Me and Fiance  started to establish things for ourself moving into our first apartment shortly after our son was born. Thats when It all started to go down hill. His daughters mother came full force, It was always something! She would keep her away for months at a times which hurt my fiance since he was use to always having her and willing to be the best father he could be to her. She would later pop up after months no calls, just bring her and say hey she missed her dad. By this time we both work and its not as simple as it was when he lived with his mother, her just dropping her off caused chaos in our scheduled giving the fact that my son was in daycare most of the time we worked, however fiance being the good man that he is he worked it out, the kids would just go to his moms most days but I did feel that it was something that her mother needed to understand.... especially since she would most time skip over us and just take his daughter to his moms, next thing you know the mom is calling saying hey I have SD she wants to come over with no warning no planning at all. That was the first problem, once FIANCE  stepped up to say hey we have to talk this out and have childcare set in place before we just throw her off on ppl. He explained to his mother that not only was I in school but I worked as well and we would both appreciate a heads up before she offered to let SD come over. This would help him plan and parent better becuase of course he didnt just want to dump her off on his mom and come home everynight to his son and me.

 

That was only the first problem, as we started to establish our home and rules started to be set into place I noticed a change in SD behavior were she was normally sweet and respectful she changed she would throw big time Tantrums and fiance  would always be at work or out of the home during this time leaving me to try to calm her down. I started to become really firm with her. Then came the big question. Lets just say about another year later she was asked if I was mean to here? Apparently she answered yes which caused her mom to reach out to Fiance  to let me know that I'd better not be. When SD was asked why she said it was because I ASKED her to go into her room and play  while adults were having a very adult conversation. Instead of explaining to SD that sometimes this happen she didnt make you go lay down or punish you.

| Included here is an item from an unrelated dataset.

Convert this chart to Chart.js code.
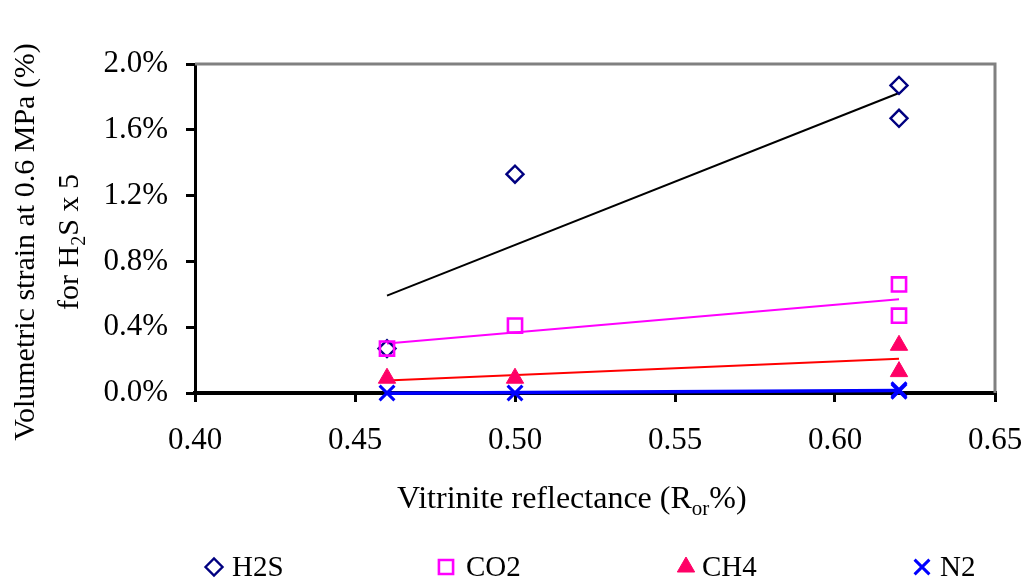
<!DOCTYPE html>
<html>
<head>
<meta charset="utf-8">
<script src="https://cdn.jsdelivr.net/npm/chart.js@4.4.1/dist/chart.umd.min.js"></script>
<style>
  html, body { margin: 0; padding: 0; background: #fff; }
  #wrap { position: relative; width: 1027px; height: 580px; overflow: hidden; }
  canvas { position: absolute; left: 0; top: 0; }
  .t { position: absolute; font-family: 'Liberation Serif', 'Times New Roman', serif; color: #000; white-space: nowrap; }
  #ytitle { font-size: 30px; width: 520px; left: -214px; top: 198px; height: 88px; line-height: 44px; text-align: center; transform: rotate(-90deg); transform-origin: 50% 50%; }
  #xtitle { font-size: 32px; left: 397px; top: 478px; line-height: 38px; }
  #xtitle sub { font-size: 21px; vertical-align: -7px; line-height: 0; }
  #ytitle sub { font-size: 20px; vertical-align: -7px; line-height: 0; }
</style>
</head>
<body>
<div id="wrap">
  <canvas id="c" width="1027" height="580"></canvas>
  <div id="ytitle" class="t">Volumetric strain at 0.6 MPa (%)<br>for H<sub>2</sub>S x 5</div>
  <div id="xtitle" class="t">Vitrinite reflectance (R<sub>or</sub>%)</div>
</div>
<script>
// ---- data ----
const reflectance = [0.46, 0.50, 0.62, 0.62];      // vitrinite reflectance Ro (%)
const h2sStrain   = [0.27, 1.33, 1.87, 1.67];      // % (H2S x 5)
const co2Strain   = [0.27, 0.41, 0.66, 0.47];      // %
const ch4Strain   = [0.09, 0.09, 0.29, 0.13];      // %
const n2Strain    = [0.00, 0.00, 0.02, 0.01];      // %
const seriesNames = ['H2S', 'CO2', 'CH4', 'N2'];
const xTicks = [0.40, 0.45, 0.50, 0.55, 0.60, 0.65];
const yTicks = [0.0, 0.4, 0.8, 1.2, 1.6, 2.0];

// least-squares trend line over data range
function trend(xs, ys) {
  const n = xs.length;
  const mx = xs.reduce((a, b) => a + b, 0) / n;
  const my = ys.reduce((a, b) => a + b, 0) / n;
  let sxy = 0, sxx = 0;
  for (let i = 0; i < n; i++) { sxy += (xs[i] - mx) * (ys[i] - my); sxx += (xs[i] - mx) ** 2; }
  const b = sxy / sxx, a = my - b * mx;
  const x0 = Math.min(...xs), x1 = Math.max(...xs);
  return [{ x: x0, y: a + b * x0 }, { x: x1, y: a + b * x1 }];
}
const pts = ys => reflectance.map((x, i) => ({ x, y: ys[i] }));

const FONT = "'Liberation Serif', 'Times New Roman', serif";
const markerStyle = [
  { pointStyle: 'rectRot', radius: 8.5, border: '#000080', bg: 'rgba(0,0,0,0)', bw: 2.4 },
  { pointStyle: 'rect', radius: 10, border: '#FF00FF', bg: 'rgba(0,0,0,0)', bw: 2.6 },
  { pointStyle: 'triangle', radius: 10, border: '#FF0066', bg: '#FF0066', bw: 1 },
  { pointStyle: 'crossRot', radius: 10.5, border: '#0000FF', bg: '#0000FF', bw: 3 }
];
const lineColors = ['#000000', '#FF00FF', '#FF0000', '#0000FF'];
const lineWidths = [2, 2, 2, 3.5];
const allSeries = [h2sStrain, co2Strain, ch4Strain, n2Strain];

const datasets = [];
allSeries.forEach((ys, i) => {
  const m = markerStyle[i];
  datasets.push({
    label: seriesNames[i],
    data: pts(ys),
    showLine: false,
    pointStyle: m.pointStyle,
    pointRadius: m.radius,
    pointHoverRadius: m.radius,
    borderColor: m.border,
    backgroundColor: m.bg,
    borderWidth: m.bw,
    clip: false,
    order: 4 - i
  });
  datasets.push({
    label: seriesNames[i] + ' trend',
    data: trend(reflectance, ys),
    showLine: true,
    pointRadius: 0,
    borderColor: lineColors[i],
    borderWidth: lineWidths[i],
    fill: false,
    clip: false,
    order: i === 3 ? -10 : 10
  });
});

// legend drawn on canvas at reference positions
const legendItems = [
  { name: 'H2S', mx: 214, tx: 232 },
  { name: 'CO2', mx: 446, tx: 466 },
  { name: 'CH4', mx: 686, tx: 702 },
  { name: 'N2',  mx: 922, tx: 940 }
];
const legendPlugin = {
  id: 'customLegend',
  afterDraw(chart) {
    const ctx = chart.ctx;
    const y = 567;
    legendItems.forEach((it, i) => {
      const m = markerStyle[i];
      ctx.save();
      ctx.strokeStyle = m.border;
      ctx.fillStyle = m.bg;
      ctx.lineWidth = m.bw;
      Chart.helpers.drawPoint(ctx, { pointStyle: m.pointStyle, rotation: 0, radius: m.radius, borderWidth: m.bw }, it.mx, y);
      ctx.restore();
      ctx.save();
      ctx.fillStyle = '#000';
      ctx.font = '29px ' + FONT;
      ctx.textBaseline = 'middle';
      ctx.textAlign = 'left';
      ctx.fillText(it.name, it.tx, y + 1);
      ctx.restore();
    });
  }
};

// gray frame on top and right of plot area
const framePlugin = {
  id: 'frame',
  beforeDatasetsDraw(chart) {
    const { ctx, chartArea: a } = chart;
    ctx.save();
    ctx.strokeStyle = '#808080';
    ctx.lineWidth = 3;
    ctx.beginPath();
    ctx.moveTo(a.left, a.top);
    ctx.lineTo(a.right, a.top);
    ctx.lineTo(a.right, a.bottom);
    ctx.stroke();
    ctx.restore();
  }
};

new Chart(document.getElementById('c'), {
  type: 'scatter',
  data: { datasets },
  options: {
    responsive: false,
    animation: false,
    devicePixelRatio: 1,
    layout: { padding: { left: 0, top: 64, right: 32, bottom: 107 } },
    plugins: { legend: { display: false }, tooltip: { enabled: false } },
    scales: {
      x: {
        type: 'linear',
        min: xTicks[0], max: xTicks[xTicks.length - 1],
        afterBuildTicks: s => { s.ticks = xTicks.map(v => ({ value: v })); },
        afterFit: s => { s.height = 80; s.paddingLeft = 0; s.paddingRight = 0; },
        ticks: {
          callback: v => Number(v).toFixed(2),
          font: { family: FONT, size: 31 },
          color: '#000',
          padding: 20,
          maxRotation: 0,
          autoSkip: false
        },
        grid: { display: true, drawOnChartArea: false, drawTicks: true, tickLength: 9, color: '#000', lineWidth: 3 },
        border: { display: true, color: '#000', width: 4 }
      },
      y: {
        min: yTicks[0], max: yTicks[yTicks.length - 1],
        afterBuildTicks: s => { s.ticks = yTicks.map(v => ({ value: v })); },
        afterFit: s => { s.width = 195; s.paddingTop = 0; s.paddingBottom = 0; },
        ticks: {
          callback: v => Number(v).toFixed(1) + '%',
          font: { family: FONT, size: 31 },
          color: '#000',
          padding: 18
        },
        grid: { display: true, drawOnChartArea: false, drawTicks: true, tickLength: 9, color: '#000', lineWidth: 3 },
        border: { display: true, color: '#000', width: 3 }
      }
    }
  },
  plugins: [framePlugin, legendPlugin]
});
</script>
</body>
</html>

After that SD would scream at the top of her lungs I was being mean to her everytime I asked her to do anything. It got so bad that I had to tell Fiance  that I would no longer look after her alone. We all sat down and had a talk with her after that and moved forwards.

 

Things never got any better with her mom the next year she kept her away or 6 months and then came banging on the front door at 6am ... again no call. I at that point asked fiance to find desinated meeting spot becuase she wouldn't even talk to me like an adult to say I tried calling which she didn't. I was put in a position because although she was rude about it I would have been wrong to turn his daughter away since he hadnt seen her in 6 months. OH he was at work like always when this happen dispite my request she still popped up at our home for random things at random times things like SD left her pants or a pair of shoes that she wanted to have at home etc.  This goes on for a few more years, it got so bad Fiance  decided to get a lawyer which back fired because now she receives a ridiculous amount in cs... Although she does not buy clothes, shoes or any up keep items( we still have to buy those things). Fiance now has Lawyer fees and almost our rent in CS and we are enaged and expected baby number 2. It's been stressful he has done all he can to make ends meet but it makes him grouchy at times.

 

SD is now 10 and the attitude has not gotten better I have removed myself from the situation the best I can because after all the money spent on a lawyer mom still does not show up for visits. Some times she will just come up with something crazy to say or do so that Fiance  can get upset and it affects my family even my 3 year old wants to know why we waited on sissy for an hour and she nevere showed. Fiances mom and all of her daughters mom family has painted me out for being the reason he is aways from his daughter.  At this point and I know he is hearing it so much he believes it. It sucks we constantly talk about it some times he is unerstanding other times he's like well I noticed this or that you said that once and it bothered me. Now since I have come to the point of saying I will only be here for support and no longer bend over backwards to buy and worry about up keep of SD every need ( considering the fact that her mother makes that extremly hard) I said I would allow them to parent It has been too many mix ups on my intentions. I will allow them to do what it is that they need for their daughter of course I would never neglect her but I will allow them to be full time parents and only support him.

 

I still help even tho just a month ago after asking SD and her company to relax and not jump off the walls in the room she decided to scream im not even her real mom im just her step mom. I have reached my limits and if me and fiance  are no longer on the same page which I feel like we were but lately its been more aguing than anything about money and his fustrations and my fustration. I no longer no what to do I am I doing too much in this situation? Or is this just normal life of a SM what can I do different for my sanity im so annoyed with a 10 year old child.

Comments

MoominMama's picture

Hi, and welcome.

Please could you edit this into paragraphs? It would help so much with reading.